▸ Aim
Within the data that follows, set down exactly the lines from the one containing "Output the Python" through the one containing "ax = fig.add_axes([0.170, 0.1535, 0.805, 0.751])", both ends included.

▸ Data rows
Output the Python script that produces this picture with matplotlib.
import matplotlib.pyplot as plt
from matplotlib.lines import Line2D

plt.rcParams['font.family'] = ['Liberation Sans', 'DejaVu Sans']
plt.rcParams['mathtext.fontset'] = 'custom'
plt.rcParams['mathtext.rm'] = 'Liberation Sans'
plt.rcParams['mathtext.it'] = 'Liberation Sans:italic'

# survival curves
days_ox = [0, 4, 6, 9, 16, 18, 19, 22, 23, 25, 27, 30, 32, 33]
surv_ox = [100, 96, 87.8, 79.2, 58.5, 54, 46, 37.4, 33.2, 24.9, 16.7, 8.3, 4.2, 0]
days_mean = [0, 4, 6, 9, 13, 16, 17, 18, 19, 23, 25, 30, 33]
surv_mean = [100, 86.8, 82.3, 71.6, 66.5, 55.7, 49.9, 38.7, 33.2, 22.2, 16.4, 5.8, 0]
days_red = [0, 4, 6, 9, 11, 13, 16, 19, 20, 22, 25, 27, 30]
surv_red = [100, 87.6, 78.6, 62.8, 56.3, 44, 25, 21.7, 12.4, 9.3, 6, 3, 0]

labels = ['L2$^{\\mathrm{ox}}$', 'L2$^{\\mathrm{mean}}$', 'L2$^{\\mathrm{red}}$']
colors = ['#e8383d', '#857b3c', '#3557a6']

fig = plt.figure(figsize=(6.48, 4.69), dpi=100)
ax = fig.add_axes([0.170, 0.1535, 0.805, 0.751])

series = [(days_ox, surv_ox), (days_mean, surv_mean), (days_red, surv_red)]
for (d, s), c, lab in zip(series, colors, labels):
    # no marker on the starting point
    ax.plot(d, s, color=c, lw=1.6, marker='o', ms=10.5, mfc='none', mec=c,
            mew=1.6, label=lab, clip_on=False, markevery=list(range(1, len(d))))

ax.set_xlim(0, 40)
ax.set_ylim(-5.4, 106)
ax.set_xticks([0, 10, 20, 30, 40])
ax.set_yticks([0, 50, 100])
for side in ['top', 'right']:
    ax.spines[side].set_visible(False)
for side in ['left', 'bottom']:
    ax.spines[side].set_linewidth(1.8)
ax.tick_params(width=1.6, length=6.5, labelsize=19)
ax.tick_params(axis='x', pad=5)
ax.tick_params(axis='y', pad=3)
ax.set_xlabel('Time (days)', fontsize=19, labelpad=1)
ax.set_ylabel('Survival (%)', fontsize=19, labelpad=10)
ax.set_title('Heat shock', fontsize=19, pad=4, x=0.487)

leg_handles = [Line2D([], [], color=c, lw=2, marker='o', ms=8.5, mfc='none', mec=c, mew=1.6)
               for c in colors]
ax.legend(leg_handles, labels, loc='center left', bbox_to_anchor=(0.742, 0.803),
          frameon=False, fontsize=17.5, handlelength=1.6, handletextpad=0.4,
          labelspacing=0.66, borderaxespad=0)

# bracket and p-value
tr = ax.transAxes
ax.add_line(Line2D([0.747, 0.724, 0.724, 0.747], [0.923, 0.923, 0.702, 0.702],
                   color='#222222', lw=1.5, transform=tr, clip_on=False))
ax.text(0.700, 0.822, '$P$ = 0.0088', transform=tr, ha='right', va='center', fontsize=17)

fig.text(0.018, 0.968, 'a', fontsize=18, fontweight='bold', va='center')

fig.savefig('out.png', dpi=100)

--

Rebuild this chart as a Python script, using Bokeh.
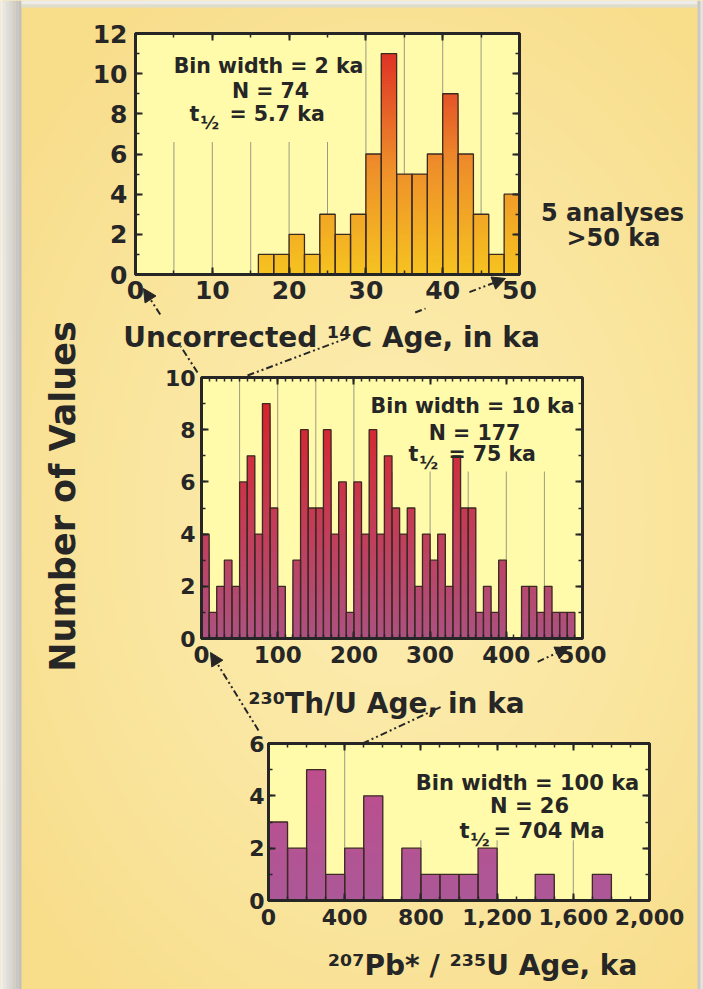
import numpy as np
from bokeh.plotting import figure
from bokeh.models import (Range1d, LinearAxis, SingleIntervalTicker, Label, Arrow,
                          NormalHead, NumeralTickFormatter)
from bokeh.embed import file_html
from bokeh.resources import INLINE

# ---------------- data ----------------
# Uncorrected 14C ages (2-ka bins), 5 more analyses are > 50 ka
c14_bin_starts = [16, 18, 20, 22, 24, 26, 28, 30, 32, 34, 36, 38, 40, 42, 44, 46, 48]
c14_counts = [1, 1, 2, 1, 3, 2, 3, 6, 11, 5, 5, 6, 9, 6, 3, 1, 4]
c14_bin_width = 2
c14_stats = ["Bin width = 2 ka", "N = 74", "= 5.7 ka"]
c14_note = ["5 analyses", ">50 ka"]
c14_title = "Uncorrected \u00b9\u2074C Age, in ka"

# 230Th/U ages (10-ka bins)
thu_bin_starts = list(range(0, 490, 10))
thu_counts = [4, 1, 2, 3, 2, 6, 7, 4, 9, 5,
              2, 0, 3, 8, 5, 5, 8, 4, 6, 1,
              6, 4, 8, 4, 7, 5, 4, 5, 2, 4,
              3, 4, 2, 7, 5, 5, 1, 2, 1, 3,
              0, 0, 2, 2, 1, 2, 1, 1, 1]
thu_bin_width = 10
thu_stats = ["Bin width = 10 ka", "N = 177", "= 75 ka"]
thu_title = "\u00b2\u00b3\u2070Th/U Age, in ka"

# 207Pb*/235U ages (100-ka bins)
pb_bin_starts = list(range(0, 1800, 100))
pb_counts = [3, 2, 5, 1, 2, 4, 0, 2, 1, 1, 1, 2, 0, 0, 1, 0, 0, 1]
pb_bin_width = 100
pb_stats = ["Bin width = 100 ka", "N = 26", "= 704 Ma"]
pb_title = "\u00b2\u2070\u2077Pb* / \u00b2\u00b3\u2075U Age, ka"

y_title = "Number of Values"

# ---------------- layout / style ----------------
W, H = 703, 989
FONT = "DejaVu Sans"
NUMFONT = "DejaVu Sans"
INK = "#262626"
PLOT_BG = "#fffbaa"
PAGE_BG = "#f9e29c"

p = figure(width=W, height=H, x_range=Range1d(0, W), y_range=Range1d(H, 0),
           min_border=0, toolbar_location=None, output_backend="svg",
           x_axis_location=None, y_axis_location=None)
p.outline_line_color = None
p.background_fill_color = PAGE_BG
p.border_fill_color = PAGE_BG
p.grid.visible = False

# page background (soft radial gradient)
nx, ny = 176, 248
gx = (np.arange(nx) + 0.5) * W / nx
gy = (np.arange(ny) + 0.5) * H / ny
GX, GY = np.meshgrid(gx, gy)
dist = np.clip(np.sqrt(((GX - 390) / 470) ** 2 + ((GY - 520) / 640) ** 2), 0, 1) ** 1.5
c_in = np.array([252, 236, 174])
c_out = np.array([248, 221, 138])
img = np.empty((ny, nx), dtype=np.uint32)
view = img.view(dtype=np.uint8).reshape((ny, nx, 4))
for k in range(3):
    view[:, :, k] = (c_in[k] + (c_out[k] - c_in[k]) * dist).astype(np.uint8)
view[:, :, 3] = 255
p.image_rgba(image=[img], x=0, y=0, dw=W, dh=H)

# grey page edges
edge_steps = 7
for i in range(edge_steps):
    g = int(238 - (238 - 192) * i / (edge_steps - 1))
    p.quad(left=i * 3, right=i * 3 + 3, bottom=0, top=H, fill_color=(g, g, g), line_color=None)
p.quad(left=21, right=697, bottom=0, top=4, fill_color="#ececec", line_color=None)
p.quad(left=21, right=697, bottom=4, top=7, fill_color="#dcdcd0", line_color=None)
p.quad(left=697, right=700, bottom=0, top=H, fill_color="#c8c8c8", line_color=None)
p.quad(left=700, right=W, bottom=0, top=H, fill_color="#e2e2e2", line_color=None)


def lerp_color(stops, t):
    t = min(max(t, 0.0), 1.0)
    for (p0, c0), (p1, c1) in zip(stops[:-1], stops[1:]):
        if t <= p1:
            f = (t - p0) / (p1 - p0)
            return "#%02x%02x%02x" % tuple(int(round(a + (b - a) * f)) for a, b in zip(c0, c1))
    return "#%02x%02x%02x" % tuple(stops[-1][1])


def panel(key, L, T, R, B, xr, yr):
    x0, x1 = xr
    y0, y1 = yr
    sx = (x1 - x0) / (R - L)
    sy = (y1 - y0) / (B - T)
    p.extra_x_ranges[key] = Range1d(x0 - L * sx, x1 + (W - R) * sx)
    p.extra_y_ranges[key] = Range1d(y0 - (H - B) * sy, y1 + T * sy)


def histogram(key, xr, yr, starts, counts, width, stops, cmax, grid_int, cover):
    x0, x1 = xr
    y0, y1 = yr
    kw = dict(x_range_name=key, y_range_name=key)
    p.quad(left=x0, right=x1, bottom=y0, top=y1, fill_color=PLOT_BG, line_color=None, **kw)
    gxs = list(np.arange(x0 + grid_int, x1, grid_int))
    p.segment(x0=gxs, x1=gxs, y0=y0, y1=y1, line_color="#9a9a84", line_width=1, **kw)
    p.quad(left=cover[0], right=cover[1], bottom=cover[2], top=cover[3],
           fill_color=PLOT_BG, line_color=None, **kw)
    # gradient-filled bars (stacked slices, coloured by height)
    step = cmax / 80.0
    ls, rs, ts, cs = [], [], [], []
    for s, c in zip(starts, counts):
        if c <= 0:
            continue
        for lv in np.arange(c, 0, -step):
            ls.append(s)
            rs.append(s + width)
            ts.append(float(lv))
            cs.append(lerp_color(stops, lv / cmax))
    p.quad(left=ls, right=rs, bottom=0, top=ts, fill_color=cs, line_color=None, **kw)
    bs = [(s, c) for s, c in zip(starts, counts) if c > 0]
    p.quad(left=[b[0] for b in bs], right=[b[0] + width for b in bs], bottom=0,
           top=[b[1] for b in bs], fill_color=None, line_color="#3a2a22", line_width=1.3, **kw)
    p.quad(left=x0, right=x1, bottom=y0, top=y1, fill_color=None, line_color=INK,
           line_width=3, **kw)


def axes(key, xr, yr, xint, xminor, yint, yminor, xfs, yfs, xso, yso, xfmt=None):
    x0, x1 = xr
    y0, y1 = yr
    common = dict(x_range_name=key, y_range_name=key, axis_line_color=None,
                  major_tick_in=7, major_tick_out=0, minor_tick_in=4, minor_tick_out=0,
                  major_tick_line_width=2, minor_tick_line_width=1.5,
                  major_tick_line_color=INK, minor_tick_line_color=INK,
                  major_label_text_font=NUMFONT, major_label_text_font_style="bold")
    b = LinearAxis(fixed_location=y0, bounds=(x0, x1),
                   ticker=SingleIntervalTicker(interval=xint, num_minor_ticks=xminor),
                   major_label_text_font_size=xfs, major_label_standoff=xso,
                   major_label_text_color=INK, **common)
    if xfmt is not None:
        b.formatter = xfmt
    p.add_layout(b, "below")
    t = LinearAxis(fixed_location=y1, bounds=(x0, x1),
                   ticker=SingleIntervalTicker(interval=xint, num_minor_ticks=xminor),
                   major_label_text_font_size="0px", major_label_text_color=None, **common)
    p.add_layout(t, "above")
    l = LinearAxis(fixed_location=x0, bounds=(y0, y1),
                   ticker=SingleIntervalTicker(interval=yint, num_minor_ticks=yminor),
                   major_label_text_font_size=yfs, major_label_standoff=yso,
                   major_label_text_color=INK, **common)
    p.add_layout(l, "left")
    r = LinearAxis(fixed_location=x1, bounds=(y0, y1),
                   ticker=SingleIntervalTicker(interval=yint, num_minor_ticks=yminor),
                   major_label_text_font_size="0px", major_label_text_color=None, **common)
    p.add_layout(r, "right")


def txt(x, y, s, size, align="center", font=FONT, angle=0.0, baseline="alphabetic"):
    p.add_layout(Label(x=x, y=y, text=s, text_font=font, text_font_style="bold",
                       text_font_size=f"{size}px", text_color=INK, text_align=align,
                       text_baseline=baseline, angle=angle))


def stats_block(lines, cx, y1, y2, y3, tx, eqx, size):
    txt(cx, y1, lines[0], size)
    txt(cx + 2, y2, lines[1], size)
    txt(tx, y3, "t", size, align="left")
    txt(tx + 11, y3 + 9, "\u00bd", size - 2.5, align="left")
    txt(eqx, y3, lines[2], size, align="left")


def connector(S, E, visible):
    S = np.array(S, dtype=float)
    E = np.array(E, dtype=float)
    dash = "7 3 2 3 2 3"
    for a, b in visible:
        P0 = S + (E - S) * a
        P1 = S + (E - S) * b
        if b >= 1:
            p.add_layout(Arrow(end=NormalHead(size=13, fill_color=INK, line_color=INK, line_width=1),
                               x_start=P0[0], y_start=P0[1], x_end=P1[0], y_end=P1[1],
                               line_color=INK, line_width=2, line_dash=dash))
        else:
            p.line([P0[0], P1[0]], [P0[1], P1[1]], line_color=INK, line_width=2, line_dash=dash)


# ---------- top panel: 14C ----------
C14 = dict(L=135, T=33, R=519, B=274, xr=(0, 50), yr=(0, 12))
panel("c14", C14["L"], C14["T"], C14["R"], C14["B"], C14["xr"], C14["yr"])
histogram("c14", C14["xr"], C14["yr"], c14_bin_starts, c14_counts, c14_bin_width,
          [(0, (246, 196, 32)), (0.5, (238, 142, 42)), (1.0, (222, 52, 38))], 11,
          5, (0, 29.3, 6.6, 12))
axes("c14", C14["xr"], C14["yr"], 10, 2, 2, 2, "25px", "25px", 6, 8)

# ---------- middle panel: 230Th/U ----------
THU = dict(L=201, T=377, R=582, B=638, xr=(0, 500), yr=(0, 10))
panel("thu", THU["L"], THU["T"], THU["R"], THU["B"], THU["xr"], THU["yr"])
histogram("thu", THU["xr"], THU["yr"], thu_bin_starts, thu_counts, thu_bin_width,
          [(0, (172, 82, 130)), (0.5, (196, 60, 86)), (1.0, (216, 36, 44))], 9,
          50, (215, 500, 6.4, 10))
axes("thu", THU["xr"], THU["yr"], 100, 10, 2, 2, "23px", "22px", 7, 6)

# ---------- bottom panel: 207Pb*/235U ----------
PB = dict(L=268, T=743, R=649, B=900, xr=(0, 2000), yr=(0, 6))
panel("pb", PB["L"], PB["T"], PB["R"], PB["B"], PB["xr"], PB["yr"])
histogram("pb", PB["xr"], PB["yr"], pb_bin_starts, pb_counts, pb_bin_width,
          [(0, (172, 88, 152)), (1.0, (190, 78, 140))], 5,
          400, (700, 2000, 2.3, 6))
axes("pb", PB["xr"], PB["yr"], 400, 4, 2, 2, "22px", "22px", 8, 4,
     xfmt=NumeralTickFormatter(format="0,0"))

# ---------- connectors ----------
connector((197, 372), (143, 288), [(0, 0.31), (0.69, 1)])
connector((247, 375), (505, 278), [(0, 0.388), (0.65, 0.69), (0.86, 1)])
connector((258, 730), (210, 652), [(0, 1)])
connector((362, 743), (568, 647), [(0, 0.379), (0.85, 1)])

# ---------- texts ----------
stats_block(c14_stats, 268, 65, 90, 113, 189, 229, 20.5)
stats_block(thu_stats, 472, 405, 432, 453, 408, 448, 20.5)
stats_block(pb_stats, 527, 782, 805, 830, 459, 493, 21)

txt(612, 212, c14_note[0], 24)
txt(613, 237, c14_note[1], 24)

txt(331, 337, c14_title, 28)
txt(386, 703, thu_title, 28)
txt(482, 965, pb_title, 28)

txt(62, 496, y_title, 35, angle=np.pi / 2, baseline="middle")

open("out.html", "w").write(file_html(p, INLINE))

---

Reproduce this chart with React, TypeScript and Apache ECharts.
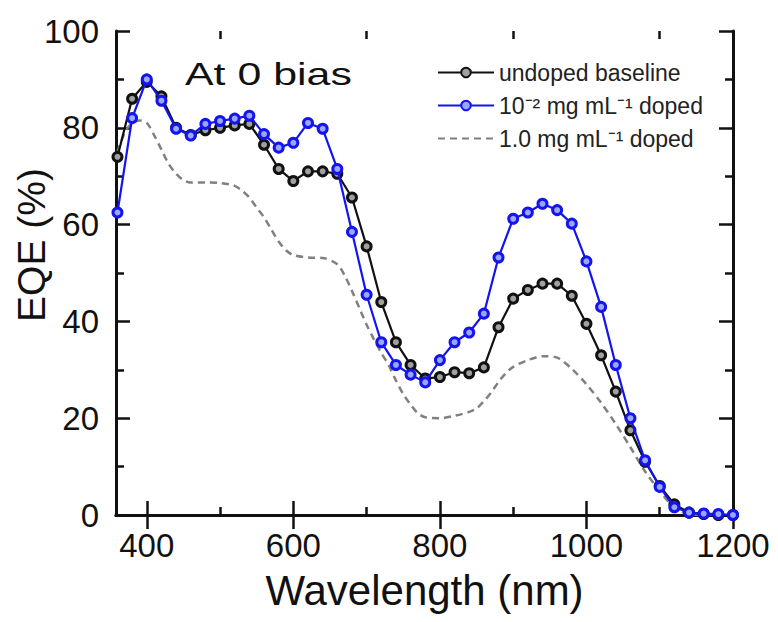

▸ Worked solution
Output the Python script that produces this picture with matplotlib.
import matplotlib.pyplot as plt
from matplotlib.lines import Line2D

plt.rcParams['font.family'] = ['Liberation Sans', 'DejaVu Sans']
plt.rcParams['mathtext.fontset'] = 'custom'
plt.rcParams['mathtext.rm'] = 'Liberation Sans'
plt.rcParams['mathtext.it'] = 'Liberation Sans:italic'

# survival curves
days_ox = [0, 4, 6, 9, 16, 18, 19, 22, 23, 25, 27, 30, 32, 33]
surv_ox = [100, 96, 87.8, 79.2, 58.5, 54, 46, 37.4, 33.2, 24.9, 16.7, 8.3, 4.2, 0]
days_mean = [0, 4, 6, 9, 13, 16, 17, 18, 19, 23, 25, 30, 33]
surv_mean = [100, 86.8, 82.3, 71.6, 66.5, 55.7, 49.9, 38.7, 33.2, 22.2, 16.4, 5.8, 0]
days_red = [0, 4, 6, 9, 11, 13, 16, 19, 20, 22, 25, 27, 30]
surv_red = [100, 87.6, 78.6, 62.8, 56.3, 44, 25, 21.7, 12.4, 9.3, 6, 3, 0]

labels = ['L2$^{\\mathrm{ox}}$', 'L2$^{\\mathrm{mean}}$', 'L2$^{\\mathrm{red}}$']
colors = ['#e8383d', '#857b3c', '#3557a6']

fig = plt.figure(figsize=(6.48, 4.69), dpi=100)
ax = fig.add_axes([0.170, 0.1535, 0.805, 0.751])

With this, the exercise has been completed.